The thing is that Ken Ham actually answered his question. However, Bill Nye didn’t understand the distinction. The answer is that scientists who are creationists use the same science that scientists who are naturalists use. So there is the same level of predictability. Ken Ham’s argument actually went further to point out that predictability fall apart at a certain point.
This is the problem with the scientific method. We can be fooled, not only by magicians, but by the limitations of the way that we sense the world around us.
Scientists augment our 6 senses with the use of equipment that helps us detect things that we wouldn’t normally be able to sense naturally. But when detecting things outside of certain limits, our ability to understand what we sense requires that we make certain assumptions. Ken Ham pointed out examples of these assumptions.
The problem is that these assumptions are not testable.
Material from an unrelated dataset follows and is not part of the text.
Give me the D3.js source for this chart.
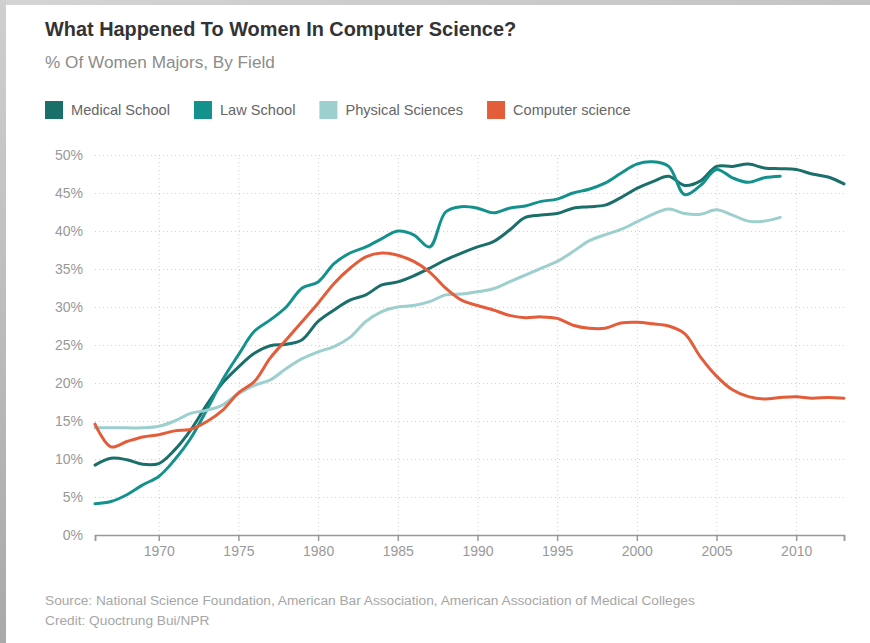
<!DOCTYPE html>
<html>
<head>
<meta charset="utf-8">
<script src="https://cdn.jsdelivr.net/npm/d3@7"></script>
<style>
  body { margin: 0; background: #fff; font-family: "Liberation Sans", Arial, sans-serif; }
</style>
</head>
<body>
<div id="chart"></div>
<script>
// data (% of women majors)
var years = d3.range(1966, 2014);
var medicalSchool = [9.2, 10.1, 9.9, 9.3, 9.4, 11.2, 13.8, 17.1, 20.0, 22.1, 23.9, 24.9, 25.1, 25.7, 28.1, 29.6, 30.9, 31.6, 32.9, 33.3, 34.1, 35.1, 36.2, 37.1, 37.9, 38.6, 40.1, 41.8, 42.1, 42.3, 43.0, 43.2, 43.4, 44.4, 45.6, 46.5, 47.2, 46.0, 46.6, 48.5, 48.5, 48.8, 48.3, 48.2, 48.1, 47.5, 47.1, 46.2];
var lawSchool = [4.1, 4.4, 5.3, 6.6, 7.7, 9.9, 12.7, 16.4, 20.4, 23.7, 26.8, 28.3, 30.0, 32.5, 33.3, 35.7, 37.1, 37.9, 39.0, 40.0, 39.5, 37.9, 42.5, 43.2, 43.0, 42.4, 43.0, 43.3, 43.9, 44.2, 45.0, 45.5, 46.3, 47.6, 48.8, 49.1, 48.5, 44.8, 46.0, 48.1, 47.0, 46.4, 47.0, 47.2];
var physicalSciences = [14.1, 14.1, 14.1, 14.1, 14.3, 15.0, 16.0, 16.4, 17.1, 18.6, 19.7, 20.4, 21.9, 23.2, 24.1, 24.8, 26.0, 28.1, 29.4, 30.0, 30.2, 30.7, 31.6, 31.7, 32.0, 32.4, 33.3, 34.2, 35.1, 36.0, 37.3, 38.7, 39.5, 40.2, 41.2, 42.2, 42.9, 42.3, 42.2, 42.8, 42.1, 41.3, 41.3, 41.8];
var computerScience = [14.6, 11.6, 12.3, 12.9, 13.2, 13.7, 13.9, 14.9, 16.4, 18.7, 20.2, 23.3, 25.7, 28.1, 30.5, 33.1, 35.1, 36.6, 37.1, 36.8, 36.0, 34.6, 32.5, 30.9, 30.2, 29.6, 28.9, 28.6, 28.7, 28.5, 27.6, 27.2, 27.2, 27.9, 28.0, 27.8, 27.5, 26.5, 23.4, 20.9, 19.1, 18.2, 17.9, 18.1, 18.2, 18.0, 18.1, 18.0];

var seriesNames = ["Medical School", "Law School", "Physical Sciences", "Computer science"];
var seriesColors = ["#1b6f6b", "#13918c", "#9ccfcd", "#e35d3a"];
var seriesValues = [medicalSchool, lawSchool, physicalSciences, computerScience];

var yTicks = [0, 5, 10, 15, 20, 25, 30, 35, 40, 45, 50];
var xTicks = [1970, 1975, 1980, 1985, 1990, 1995, 2000, 2005, 2010];

var svgWidth = 870;
var svgHeight = 643;

var margin = { top: 155, right: 26, bottom: 108, left: 95 };
var width = svgWidth - margin.left - margin.right;
var height = svgHeight - margin.top - margin.bottom;

var svg = d3.select("#chart")
  .append("svg")
  .attr("width", svgWidth)
  .attr("height", svgHeight);

// gray page edges
var defs = svg.append("defs");
var grad = defs.append("linearGradient").attr("id", "edge").attr("x1", 0).attr("x2", 1);
grad.append("stop").attr("offset", "0%").attr("stop-color", "#d4d4d4");
grad.append("stop").attr("offset", "100%").attr("stop-color", "#c4c4c4");
var gradV = defs.append("linearGradient").attr("id", "edgeV").attr("x1", 0).attr("x2", 0).attr("y1", 0).attr("y2", 1);
gradV.append("stop").attr("offset", "0%").attr("stop-color", "#cfcfcf");
gradV.append("stop").attr("offset", "100%").attr("stop-color", "#a9a9a9");

svg.append("rect").attr("width", svgWidth).attr("height", 5).attr("fill", "url(#edge)");
svg.append("rect").attr("width", 6).attr("height", svgHeight).attr("fill", "url(#edgeV)");

// title + subtitle
svg.append("text")
  .attr("x", 45)
  .attr("y", 36)
  .style("font-size", "19.9px")
  .style("font-weight", "bold")
  .style("fill", "#333")
  .text("What Happened To Women In Computer Science?");

svg.append("text")
  .attr("x", 45)
  .attr("y", 68)
  .style("font-size", "17.2px")
  .style("fill", "#8c8c8c")
  .text("% Of Women Majors, By Field");

// legend
var legend = svg.append("g").attr("transform", "translate(45, 101)");
var legendX = 0;
seriesNames.forEach(function(name, i) {
  var item = legend.append("g").attr("transform", `translate(${legendX}, 0)`);
  item.append("rect")
    .attr("width", 18)
    .attr("height", 18)
    .attr("fill", seriesColors[i]);
  var label = item.append("text")
    .attr("x", 26)
    .attr("y", 14)
    .style("font-size", "14.6px")
    .style("fill", "#666")
    .text(name);
  legendX += 26 + label.node().getComputedTextLength() + 24;
});

var chartGroup = svg.append("g")
  .attr("transform", `translate(${margin.left}, ${margin.top})`);

var xScale = d3.scaleLinear()
  .domain([1966, 2013])
  .range([0, width]);

var yScale = d3.scaleLinear()
  .domain([0, 50])
  .range([height, 0]);

// horizontal dotted grid
var yGrid = chartGroup.append("g")
  .call(d3.axisLeft(yScale).tickValues(yTicks.slice(1)).tickSize(-width).tickFormat(""));
yGrid.select(".domain").remove();
yGrid.selectAll("line")
  .attr("stroke", "#cfcfcf")
  .attr("stroke-dasharray", "1,3");

// vertical dotted grid
var xGrid = chartGroup.append("g")
  .attr("transform", `translate(0, ${height})`)
  .call(d3.axisBottom(xScale).tickValues(xTicks).tickSize(-height).tickFormat(""));
xGrid.select(".domain").remove();
xGrid.selectAll("line")
  .attr("stroke", "#cfcfcf")
  .attr("stroke-dasharray", "1,3");

// y axis labels
var yAxis = chartGroup.append("g")
  .call(d3.axisLeft(yScale).tickValues(yTicks).tickSize(0).tickPadding(12).tickFormat(d => d + "%"));
yAxis.select(".domain").remove();
yAxis.selectAll("text")
  .style("font-family", "'Liberation Sans', Arial, sans-serif")
  .style("font-size", "14px")
  .style("fill", "#999");

// x axis
var xAxis = chartGroup.append("g")
  .attr("transform", `translate(0, ${height})`)
  .call(d3.axisBottom(xScale).tickValues([1966].concat(xTicks, [2013])).tickSize(6).tickPadding(5)
    .tickFormat(d => (d === 1966 || d === 2013) ? "" : d));
xAxis.select(".domain").attr("stroke", "#999").attr("stroke-width", 1.5);
xAxis.selectAll("line").attr("stroke", "#999").attr("stroke-width", 1.5);
xAxis.selectAll("text")
  .style("font-family", "'Liberation Sans', Arial, sans-serif")
  .style("font-size", "14px")
  .style("fill", "#999");

// lines
var line = d3.line()
  .x(d => xScale(d.year))
  .y(d => yScale(d.value))
  .curve(d3.curveCatmullRom.alpha(0.5));

seriesValues.forEach(function(values, i) {
  var points = values.map(function(v, j) { return { year: years[j], value: v }; });
  chartGroup.append("path")
    .datum(points)
    .attr("fill", "none")
    .attr("stroke", seriesColors[i])
    .attr("stroke-width", 3)
    .attr("stroke-linejoin", "round")
    .attr("stroke-linecap", "round")
    .attr("d", line);
});

// footer
svg.append("text")
  .attr("x", 45)
  .attr("y", 605)
  .style("font-size", "13.7px")
  .style("fill", "#a6a6a6")
  .text("Source: National Science Foundation, American Bar Association, American Association of Medical Colleges");

svg.append("text")
  .attr("x", 45)
  .attr("y", 625)
  .style("font-size", "13.7px")
  .style("fill", "#a6a6a6")
  .text("Credit: Quoctrung Bui/NPR");
</script>
</body>
</html>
That means that we have no way of knowing of these things are true.
One example was radiometric dating. That doesn’t mean that we have radios going out on the town drinking liters of beer instead of pints. Radiometric dating is when the percentage of elements in rocks is measured to see how old they are. The observation is that one element turns into another element over a very long period of time and we can measure this over a very short period of time to calculate how fast it changes. So the theory is that we can measure the two elements to see how much of the one has turned into the other. It sounds pretty cut and dry, right?
Well, there are some assumptions made. The biggest one is that we don’t know if there was any of the second element in the rock to begin with. We have to assume that there was none. But if there was some, then we would conclude that the rock is older than it really is. The fact is that there is no way of knowing. So we really can’t tell how old the rock is. All we really know is what the rock is made up of today.
Everything in science, from the diversity of life on earth to the light coming from distant stars, requires these kinds of assumptions. Depending on what we think we know molds the assumptions that we have. Scientists who don’t believe in God will make certain kinds of assumptions. Scientists who believe in God will make different kinds of assumptions. So when different kinds of assumptions are used to evaluate the same evidence, different conclusions will be drawn.
Ken Ham understands this. Bill Nye does not.
So there is a problem with the scientific method. Bill Nye thinks we can know the history of the world by looking at it scientifically. Sure, we can get close. But it’s reasonable to understand how accurate our conclusions are based on the assumptions we use. Bill Nye thinks he can know for sure because he doesn’t understand how assumptions work. Reasonable people who understand how assumptions work will understand that there is a certain level of uncertainty in scientific conclusions.